When we were over at the Reservation one time wandering around, seeing what we could see, we ran across a young Indian woman, wheeling her baby in a little crude wagon made out of a soapbox. The baby was drinking sour, curdled milk out of a dirty bottle with a long rubber tube and dirty nipple. The child seemed perfectly well and happy. She ran across us, rather than we ran across her. Huntley, my third boy, was only a few months old and we had him in a hammock, swinging between two small trees. The Indian woman stopped and looked at my baby; guess she thought he didn't measure up to her standard of a baby. I said to her in a joke, "Trade babies," explaining by motions as well as words what I meant. "No," she said, "my baby will make his own living. Your baby too pale face." Evidently her opinion of a white man’s ability to provide for his daily needs was very low.

Our next door neighbors in Lumsden criticized us very much for allowing Indians in our house; but I will truthfully say in many respects the Indians we knew were superior to the neighbors who criticized us. Of course, they were not educated in the ways of society; but they were honest and hurt no one.

It always seems sad to me to think how the white man took their country, put them on reservations, dealt unfairly with them in many, ways, and have done so little to raise their standard of living. Many say, "Oh, you can't do anything to elevate an Indian' They just want to go back to their wild life." I say, not always; some do, but many do not. Anyway, we white people have done very little to help them.

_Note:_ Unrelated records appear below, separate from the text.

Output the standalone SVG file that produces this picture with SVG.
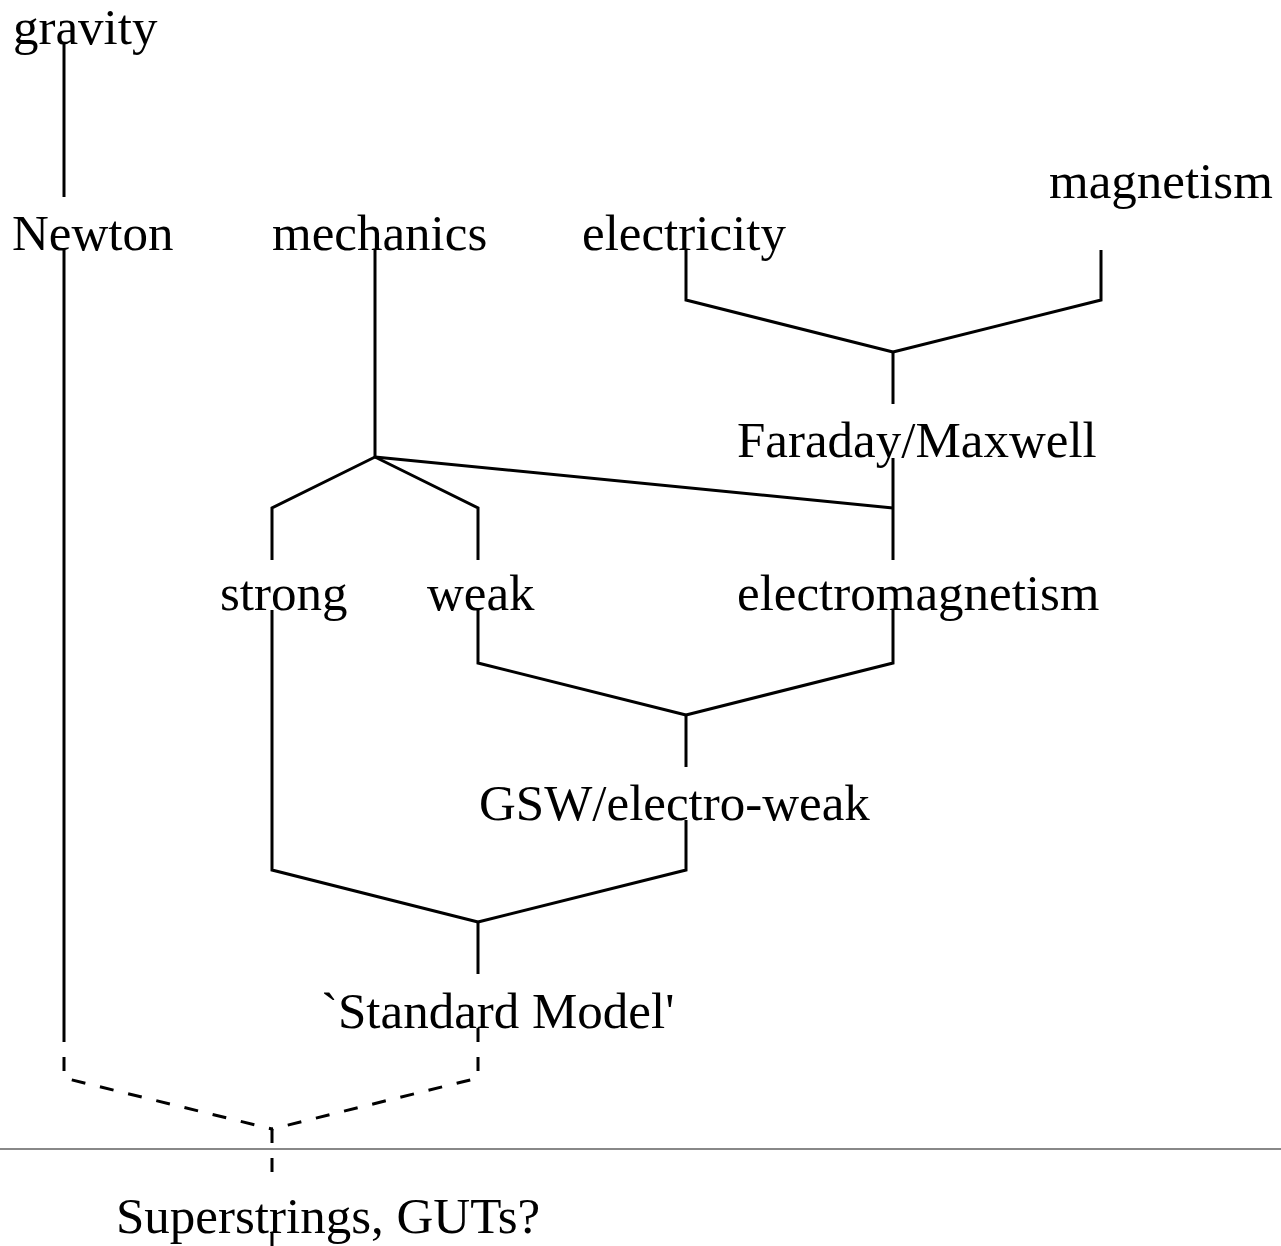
<svg xmlns="http://www.w3.org/2000/svg" width="1281" height="1246" viewBox="0 0 1281 1246">
<style>
  text { font-family: "Liberation Serif", "Times New Roman", serif; font-size: 51px; fill: #000; }
  .c { fill: none; stroke: #000; stroke-width: 3; stroke-linejoin: miter; }
  .d { fill: none; stroke: #000; stroke-width: 3; stroke-dasharray: 14 15; }
  .rule { stroke: #888; stroke-width: 2; }
</style>
<rect width="1281" height="1246" fill="#fff"/>
<g id="connectors">
  <path class="c" d="M64,42 V197"/>
  <path class="c" d="M64,250 V1028"/>
  <path class="c" d="M375,250 V457"/>
  <path class="c" d="M375,457 L272,508 V560"/>
  <path class="c" d="M375,457 L478,508 V560"/>
  <path class="c" d="M375,457 L893,508"/>
  <path class="c" d="M686,250 V300 L893,352"/>
  <path class="c" d="M1101,250 V300 L893,352"/>
  <path class="c" d="M893,352 V404"/>
  <path class="c" d="M893,458 V560"/>
  <path class="c" d="M272,610 V870 L478,922"/>
  <path class="c" d="M478,610 V663 L686,715"/>
  <path class="c" d="M893,610 V663 L686,715"/>
  <path class="c" d="M686,715 V767"/>
  <path class="c" d="M686,820 V870 L478,922"/>
  <path class="c" d="M478,922 V974"/>
  <path class="d" d="M64,1028 V1078 L272,1129"/>
  <path class="d" d="M478,1028 V1078 L272,1129"/>
  <path class="d" d="M272,1129 V1174"/>
  <path class="d" d="M272,1233 V1260"/>
</g>
<line id="rule" class="rule" x1="0" y1="1149" x2="1281" y2="1149"/>
<g id="gravity"><text x="13" y="44">gravity</text></g>
<g id="newton"><text x="12" y="250">Newton</text></g>
<g id="mechanics"><text x="272" y="250">mechanics</text></g>
<g id="electricity"><text x="582" y="250">electricity</text></g>
<g id="magnetism"><text x="1049" y="198">magnetism</text></g>
<g id="faraday-maxwell"><text x="737" y="457">Faraday/Maxwell</text></g>
<g id="strong"><text x="220" y="610">strong</text></g>
<g id="weak"><text x="427" y="610">weak</text></g>
<g id="electromagnetism"><text x="737" y="610">electromagnetism</text></g>
<g id="gsw"><text x="479" y="820">GSW/electro-weak</text></g>
<g id="standard-model"><text x="321" y="1028">`Standard Model'</text></g>
<g id="superstrings"><text x="116" y="1233">Superstrings, GUTs?</text></g>
</svg>
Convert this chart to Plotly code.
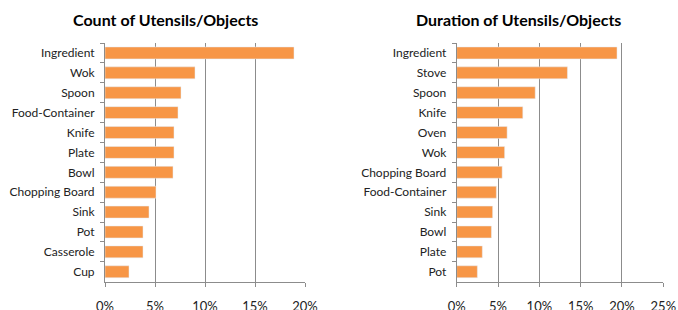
import plotly.graph_objects as go

count_labels = ["Ingredient", "Wok", "Spoon", "Food-Container", "Knife", "Plate", "Bowl",
                "Chopping Board", "Sink", "Pot", "Casserole", "Cup"]
count_values = [18.9, 9.0, 7.6, 7.3, 6.9, 6.9, 6.8, 5.1, 4.4, 3.8, 3.8, 2.4]

dur_labels = ["Ingredient", "Stove", "Spoon", "Knife", "Oven", "Wok", "Chopping Board",
              "Food-Container", "Sink", "Bowl", "Plate", "Pot"]
dur_values = [19.4, 13.4, 9.5, 8.0, 6.1, 5.8, 5.5, 4.8, 4.35, 4.2, 3.1, 2.5]

left_ticks = [0, 5, 10, 15, 20]
right_ticks = [0, 5, 10, 15, 20, 25]

BAR = "#F79646"
GRID = "#8C8C8C"
FONT = "Lato, sans-serif"

fig = go.Figure()
fig.add_trace(go.Bar(x=count_values, y=count_labels, orientation="h", marker_color=BAR,
                     xaxis="x", yaxis="y", showlegend=False))
fig.add_trace(go.Bar(x=dur_values, y=dur_labels, orientation="h", marker_color=BAR,
                     xaxis="x2", yaxis="y2", showlegend=False))

W, H = 678, 310
ydom = [(H - 281.7) / H, (H - 43) / H]

def xax(dom, ticks, anchor):
    return dict(domain=dom, range=[0, ticks[-1]], tickvals=ticks,
                ticktext=[f"{t}%" for t in ticks], showgrid=True, gridcolor=GRID,
                gridwidth=1, zeroline=False, showline=True, linecolor=GRID,
                ticks="outside", ticklen=4, tickcolor=GRID, anchor=anchor,
                tickfont=dict(family=FONT, size=13, color="#222"),
                ticklabelstandoff=9, automargin=False, fixedrange=True)

def yax(anchor):
    return dict(domain=ydom, autorange="reversed", anchor=anchor, showline=True,
                linecolor=GRID, ticks="outside", ticklen=4, tickcolor=GRID,
                tickson="boundaries", showgrid=False,
                tickfont=dict(family=FONT, size=12, color="#222"),
                ticklabelstandoff=7, automargin=False, fixedrange=True)

fig.update_layout(
    width=W, height=H,
    margin=dict(l=0, r=0, t=0, b=0),
    paper_bgcolor="white", plot_bgcolor="white",
    bargap=0.4,
    xaxis=xax([105 / W, 305 / W], left_ticks, "y"),
    yaxis=yax("x"),
    xaxis2=xax([456.7 / W, 663.3 / W], right_ticks, "y2"),
    yaxis2=yax("x2"),
    annotations=[
        dict(text="<b>Count of Utensils/Objects</b>", x=165 / W, y=1 - 20 / H,
             xref="paper", yref="paper", showarrow=False, xanchor="center", yanchor="middle",
             font=dict(family=FONT, size=16, color="#000")),
        dict(text="<b>Duration of Utensils/Objects</b>", x=518 / W, y=1 - 20 / H,
             xref="paper", yref="paper", showarrow=False, xanchor="center", yanchor="middle",
             font=dict(family=FONT, size=16, color="#000")),
    ],
)

fig.write_html("out.html", config={"displayModeBar": False},
               post_script="document.body.style.margin='0';document.body.style.overflow='hidden';")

Traders in the early days cheated them in many ways. The Indian is very fond of bright, pretty things, such as beads, pretty buttons and trinkets of almost any description. These, the traders would pawn off on the poor Indians for hides, furs and beautiful handiwork done by the Indian women. Often, too, taken in marriage for their own convenience. Young Indian girls rearing or bringing into the world children. Then when the white man grew tired of his family, just moving on and leaving his wife and children to fend for themselves; probably forgetting all about them. I wonder, did they always forget the wrong they had done. It seems to me, there must have been moments when their conscience bothered them.

The Indian ages very quickly; their women work hard, gathering and cutting all the necessary firewood. Cleaning and cooking all the animals their men bring home. Taking care of the children; making all the clothes worn by the whole family, and, in fact, doing all the menial work to be done. If I remember correctly, the Indians we knew belonged to the Sioux or Cree tribes.

I once heard a Dr. McClane (or McCloud) who was a missionary among the

Blood and Blackfoot Indians in British Columbia give a talk on their life, habits and their religious rites. He said these tribes were warlike and fierce, but that when he went among them, they already had a play similar in every way to our Passion Play, although no missionary that he had heard of had ever worked among them before. He was informed the Indians had had this play and enacted it in full detail years before the white man had come among them. I do not know or remember whether they enacted the actual crucifixion or not, but I wouldn't be surprised if they did. They are a very stoic race, and bear their pain and suffering with great fortitude.